In London, Israeli Foreign Minister Yair Lapid said Iran only wanted to enter negotiations to access money frozen by sanctions and claimed Tehran was moving to develop nuclear weapons. “A nuclear Iran will thrust the entire Middle East into a nuclear arms race; we will find ourselves in a new Cold War,” he said.

The claim that Iran developing a bomb would start a nuclear arms race ignores the fact that Israel already has nuclear weapons.

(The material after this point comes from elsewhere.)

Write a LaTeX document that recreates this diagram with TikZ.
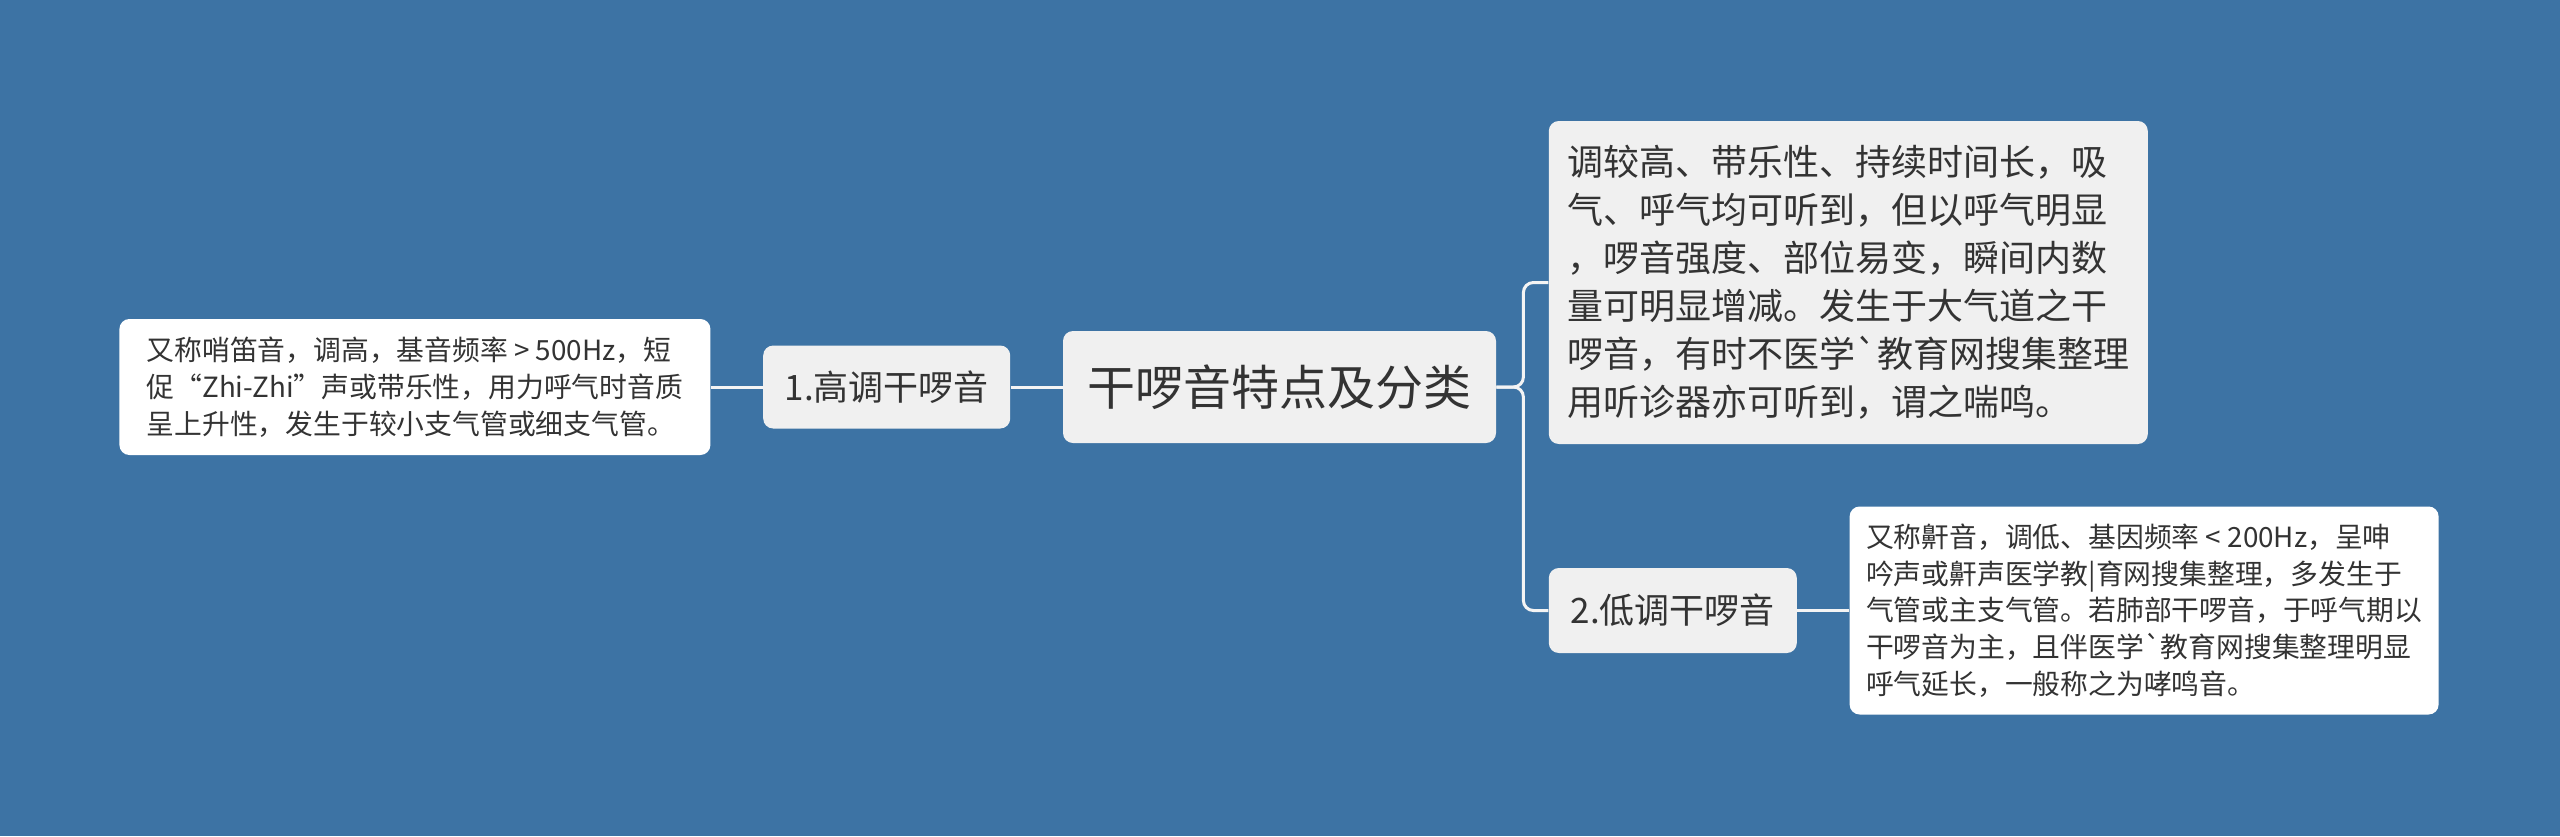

Iran has also repeatedly pledged it will not develop nuclear weapons and is a signatory to the Non-Proliferation Treaty, which Israel refuses to sign due to its secret arsenal.

Lapid said the remedy to the current situation with Iran is more sanctions. “The world must prevent this and it can prevent this: tighter sanctions, tighter supervision, conduct any talks from a position of strength,” he said.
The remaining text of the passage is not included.